--- PROBLEM DETAILS ---
Every line of the material is to be quoted verbatim, minus the pictures.

--- GIVEN INFORMATION ---
--*--
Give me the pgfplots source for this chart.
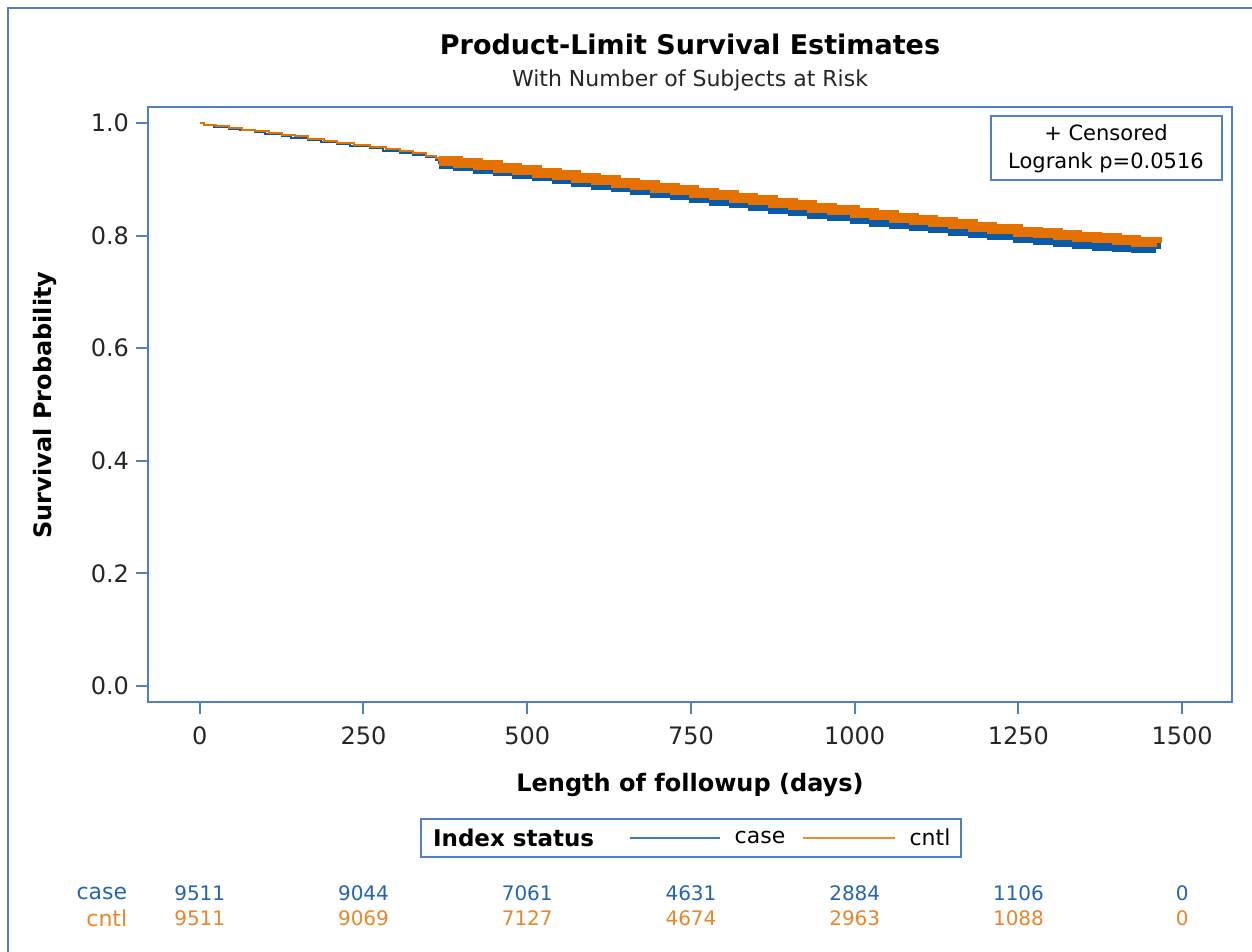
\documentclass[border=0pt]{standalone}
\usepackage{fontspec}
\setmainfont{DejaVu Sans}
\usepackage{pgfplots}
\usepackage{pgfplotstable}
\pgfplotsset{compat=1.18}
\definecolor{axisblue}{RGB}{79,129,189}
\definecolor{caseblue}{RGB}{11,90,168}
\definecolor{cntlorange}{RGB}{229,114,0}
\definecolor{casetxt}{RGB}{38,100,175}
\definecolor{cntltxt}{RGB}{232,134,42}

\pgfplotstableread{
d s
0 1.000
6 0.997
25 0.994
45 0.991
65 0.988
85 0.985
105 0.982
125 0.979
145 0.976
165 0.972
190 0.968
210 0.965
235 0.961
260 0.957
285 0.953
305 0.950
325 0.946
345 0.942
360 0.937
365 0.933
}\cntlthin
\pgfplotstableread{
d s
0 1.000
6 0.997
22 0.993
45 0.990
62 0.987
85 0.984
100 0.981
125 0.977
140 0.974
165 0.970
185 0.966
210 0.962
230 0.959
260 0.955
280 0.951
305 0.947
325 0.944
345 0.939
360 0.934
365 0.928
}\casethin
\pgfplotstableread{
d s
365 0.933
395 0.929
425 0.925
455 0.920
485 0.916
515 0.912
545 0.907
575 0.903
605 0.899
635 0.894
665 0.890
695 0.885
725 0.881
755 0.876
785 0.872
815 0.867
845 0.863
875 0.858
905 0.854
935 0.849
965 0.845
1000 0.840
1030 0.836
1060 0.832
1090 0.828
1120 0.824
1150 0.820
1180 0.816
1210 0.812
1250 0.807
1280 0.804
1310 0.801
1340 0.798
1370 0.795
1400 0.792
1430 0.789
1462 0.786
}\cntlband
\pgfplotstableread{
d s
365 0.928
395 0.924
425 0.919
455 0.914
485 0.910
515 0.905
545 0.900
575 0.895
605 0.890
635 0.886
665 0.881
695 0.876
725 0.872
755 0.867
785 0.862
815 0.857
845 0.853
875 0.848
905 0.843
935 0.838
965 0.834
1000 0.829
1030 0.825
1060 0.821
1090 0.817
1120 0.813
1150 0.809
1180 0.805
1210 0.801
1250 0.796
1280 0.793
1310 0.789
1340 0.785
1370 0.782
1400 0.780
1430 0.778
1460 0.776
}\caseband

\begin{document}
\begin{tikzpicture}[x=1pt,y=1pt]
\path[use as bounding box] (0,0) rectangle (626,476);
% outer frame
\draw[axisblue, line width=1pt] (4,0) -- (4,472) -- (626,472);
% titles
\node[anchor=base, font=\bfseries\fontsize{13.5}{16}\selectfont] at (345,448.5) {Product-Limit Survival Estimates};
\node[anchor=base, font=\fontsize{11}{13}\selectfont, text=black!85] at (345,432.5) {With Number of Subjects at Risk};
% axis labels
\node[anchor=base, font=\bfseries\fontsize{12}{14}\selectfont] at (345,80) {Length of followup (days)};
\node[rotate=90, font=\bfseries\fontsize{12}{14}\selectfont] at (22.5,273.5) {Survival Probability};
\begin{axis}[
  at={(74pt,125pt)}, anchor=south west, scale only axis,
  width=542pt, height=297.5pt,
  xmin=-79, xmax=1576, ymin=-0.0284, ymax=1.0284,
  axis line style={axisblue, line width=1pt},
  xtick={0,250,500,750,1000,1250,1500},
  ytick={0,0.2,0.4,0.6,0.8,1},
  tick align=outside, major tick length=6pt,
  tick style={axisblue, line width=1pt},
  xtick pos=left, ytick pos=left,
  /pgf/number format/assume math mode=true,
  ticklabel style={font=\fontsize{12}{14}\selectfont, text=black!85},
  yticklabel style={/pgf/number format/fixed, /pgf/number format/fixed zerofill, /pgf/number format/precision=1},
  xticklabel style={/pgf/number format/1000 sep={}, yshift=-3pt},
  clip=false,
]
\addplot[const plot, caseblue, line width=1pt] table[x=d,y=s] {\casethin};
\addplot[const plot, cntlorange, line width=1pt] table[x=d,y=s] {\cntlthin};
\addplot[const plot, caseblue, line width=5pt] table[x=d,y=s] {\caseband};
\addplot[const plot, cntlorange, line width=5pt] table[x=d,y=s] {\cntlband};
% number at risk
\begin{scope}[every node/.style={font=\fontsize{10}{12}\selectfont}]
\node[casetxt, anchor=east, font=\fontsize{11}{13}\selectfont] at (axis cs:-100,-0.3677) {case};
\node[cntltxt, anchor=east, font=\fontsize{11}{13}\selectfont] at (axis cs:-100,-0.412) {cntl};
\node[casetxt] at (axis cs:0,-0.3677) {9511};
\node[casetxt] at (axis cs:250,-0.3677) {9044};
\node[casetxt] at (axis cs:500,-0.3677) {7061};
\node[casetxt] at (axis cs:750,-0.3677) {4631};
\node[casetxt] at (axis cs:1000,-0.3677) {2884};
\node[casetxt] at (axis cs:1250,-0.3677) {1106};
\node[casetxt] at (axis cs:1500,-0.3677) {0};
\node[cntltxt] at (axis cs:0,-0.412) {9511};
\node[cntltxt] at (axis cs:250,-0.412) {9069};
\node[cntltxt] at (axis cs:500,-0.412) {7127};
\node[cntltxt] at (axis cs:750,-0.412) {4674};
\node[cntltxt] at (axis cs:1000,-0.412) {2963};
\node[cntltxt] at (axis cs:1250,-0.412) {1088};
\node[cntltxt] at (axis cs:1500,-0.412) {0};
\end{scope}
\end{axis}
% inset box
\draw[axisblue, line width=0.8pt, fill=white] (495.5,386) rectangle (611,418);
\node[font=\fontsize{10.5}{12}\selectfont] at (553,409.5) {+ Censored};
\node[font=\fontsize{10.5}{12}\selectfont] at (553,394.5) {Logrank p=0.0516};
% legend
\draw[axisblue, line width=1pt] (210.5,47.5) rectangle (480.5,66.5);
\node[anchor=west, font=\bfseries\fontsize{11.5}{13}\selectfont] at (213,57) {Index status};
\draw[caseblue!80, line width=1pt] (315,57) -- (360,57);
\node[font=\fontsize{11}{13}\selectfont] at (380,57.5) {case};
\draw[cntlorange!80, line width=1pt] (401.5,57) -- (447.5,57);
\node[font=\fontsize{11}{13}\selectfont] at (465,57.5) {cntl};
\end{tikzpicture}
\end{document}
--*--
--- REPLY TO THE EXERCISE ---
Give me the pgfplots source for this chart.
\documentclass[border=0pt]{standalone}
\usepackage{fontspec}
\setmainfont{DejaVu Sans}
\usepackage{pgfplots}
\usepackage{pgfplotstable}
\pgfplotsset{compat=1.18}
\definecolor{axisblue}{RGB}{79,129,189}
\definecolor{caseblue}{RGB}{11,90,168}
\definecolor{cntlorange}{RGB}{229,114,0}
\definecolor{casetxt}{RGB}{38,100,175}
\definecolor{cntltxt}{RGB}{232,134,42}

\pgfplotstableread{
d s
0 1.000
6 0.997
25 0.994
45 0.991
65 0.988
85 0.985
105 0.982
125 0.979
145 0.976
165 0.972
190 0.968
210 0.965
235 0.961
260 0.957
285 0.953
305 0.950
325 0.946
345 0.942
360 0.937
365 0.933
}\cntlthin
\pgfplotstableread{
d s
0 1.000
6 0.997
22 0.993
45 0.990
62 0.987
85 0.984
100 0.981
125 0.977
140 0.974
165 0.970
185 0.966
210 0.962
230 0.959
260 0.955
280 0.951
305 0.947
325 0.944
345 0.939
360 0.934
365 0.928
}\casethin
\pgfplotstableread{
d s
365 0.933
395 0.929
425 0.925
455 0.920
485 0.916
515 0.912
545 0.907
575 0.903
605 0.899
635 0.894
665 0.890
695 0.885
725 0.881
755 0.876
785 0.872
815 0.867
845 0.863
875 0.858
905 0.854
935 0.849
965 0.845
1000 0.840
1030 0.836
1060 0.832
1090 0.828
1120 0.824
1150 0.820
1180 0.816
1210 0.812
1250 0.807
1280 0.804
1310 0.801
1340 0.798
1370 0.795
1400 0.792
1430 0.789
1462 0.786
}\cntlband
\pgfplotstableread{
d s
365 0.928
395 0.924
425 0.919
455 0.914
485 0.910
515 0.905
545 0.900
575 0.895
605 0.890
635 0.886
665 0.881
695 0.876
725 0.872
755 0.867
785 0.862
815 0.857
845 0.853
875 0.848
905 0.843
935 0.838
965 0.834
1000 0.829
1030 0.825
1060 0.821
1090 0.817
1120 0.813
1150 0.809
1180 0.805
1210 0.801
1250 0.796
1280 0.793
1310 0.789
1340 0.785
1370 0.782
1400 0.780
1430 0.778
1460 0.776
}\caseband

\begin{document}
\begin{tikzpicture}[x=1pt,y=1pt]
\path[use as bounding box] (0,0) rectangle (626,476);
% outer frame
\draw[axisblue, line width=1pt] (4,0) -- (4,472) -- (626,472);
% titles
\node[anchor=base, font=\bfseries\fontsize{13.5}{16}\selectfont] at (345,448.5) {Product-Limit Survival Estimates};
\node[anchor=base, font=\fontsize{11}{13}\selectfont, text=black!85] at (345,432.5) {With Number of Subjects at Risk};
% axis labels
\node[anchor=base, font=\bfseries\fontsize{12}{14}\selectfont] at (345,80) {Length of followup (days)};
\node[rotate=90, font=\bfseries\fontsize{12}{14}\selectfont] at (22.5,273.5) {Survival Probability};
\begin{axis}[
  at={(74pt,125pt)}, anchor=south west, scale only axis,
  width=542pt, height=297.5pt,
  xmin=-79, xmax=1576, ymin=-0.0284, ymax=1.0284,
  axis line style={axisblue, line width=1pt},
  xtick={0,250,500,750,1000,1250,1500},
  ytick={0,0.2,0.4,0.6,0.8,1},
  tick align=outside, major tick length=6pt,
  tick style={axisblue, line width=1pt},
  xtick pos=left, ytick pos=left,
  /pgf/number format/assume math mode=true,
  ticklabel style={font=\fontsize{12}{14}\selectfont, text=black!85},
  yticklabel style={/pgf/number format/fixed, /pgf/number format/fixed zerofill, /pgf/number format/precision=1},
  xticklabel style={/pgf/number format/1000 sep={}, yshift=-3pt},
  clip=false,
]
\addplot[const plot, caseblue, line width=1pt] table[x=d,y=s] {\casethin};
\addplot[const plot, cntlorange, line width=1pt] table[x=d,y=s] {\cntlthin};
\addplot[const plot, caseblue, line width=5pt] table[x=d,y=s] {\caseband};
\addplot[const plot, cntlorange, line width=5pt] table[x=d,y=s] {\cntlband};
% number at risk
\begin{scope}[every node/.style={font=\fontsize{10}{12}\selectfont}]
\node[casetxt, anchor=east, font=\fontsize{11}{13}\selectfont] at (axis cs:-100,-0.3677) {case};
\node[cntltxt, anchor=east, font=\fontsize{11}{13}\selectfont] at (axis cs:-100,-0.412) {cntl};
\node[casetxt] at (axis cs:0,-0.3677) {9511};
\node[casetxt] at (axis cs:250,-0.3677) {9044};
\node[casetxt] at (axis cs:500,-0.3677) {7061};
\node[casetxt] at (axis cs:750,-0.3677) {4631};
\node[casetxt] at (axis cs:1000,-0.3677) {2884};
\node[casetxt] at (axis cs:1250,-0.3677) {1106};
\node[casetxt] at (axis cs:1500,-0.3677) {0};
\node[cntltxt] at (axis cs:0,-0.412) {9511};
\node[cntltxt] at (axis cs:250,-0.412) {9069};
\node[cntltxt] at (axis cs:500,-0.412) {7127};
\node[cntltxt] at (axis cs:750,-0.412) {4674};
\node[cntltxt] at (axis cs:1000,-0.412) {2963};
\node[cntltxt] at (axis cs:1250,-0.412) {1088};
\node[cntltxt] at (axis cs:1500,-0.412) {0};
\end{scope}
\end{axis}
% inset box
\draw[axisblue, line width=0.8pt, fill=white] (495.5,386) rectangle (611,418);
\node[font=\fontsize{10.5}{12}\selectfont] at (553,409.5) {+ Censored};
\node[font=\fontsize{10.5}{12}\selectfont] at (553,394.5) {Logrank p=0.0516};
% legend
\draw[axisblue, line width=1pt] (210.5,47.5) rectangle (480.5,66.5);
\node[anchor=west, font=\bfseries\fontsize{11.5}{13}\selectfont] at (213,57) {Index status};
\draw[caseblue!80, line width=1pt] (315,57) -- (360,57);
\node[font=\fontsize{11}{13}\selectfont] at (380,57.5) {case};
\draw[cntlorange!80, line width=1pt] (401.5,57) -- (447.5,57);
\node[font=\fontsize{11}{13}\selectfont] at (465,57.5) {cntl};
\end{tikzpicture}
\end{document}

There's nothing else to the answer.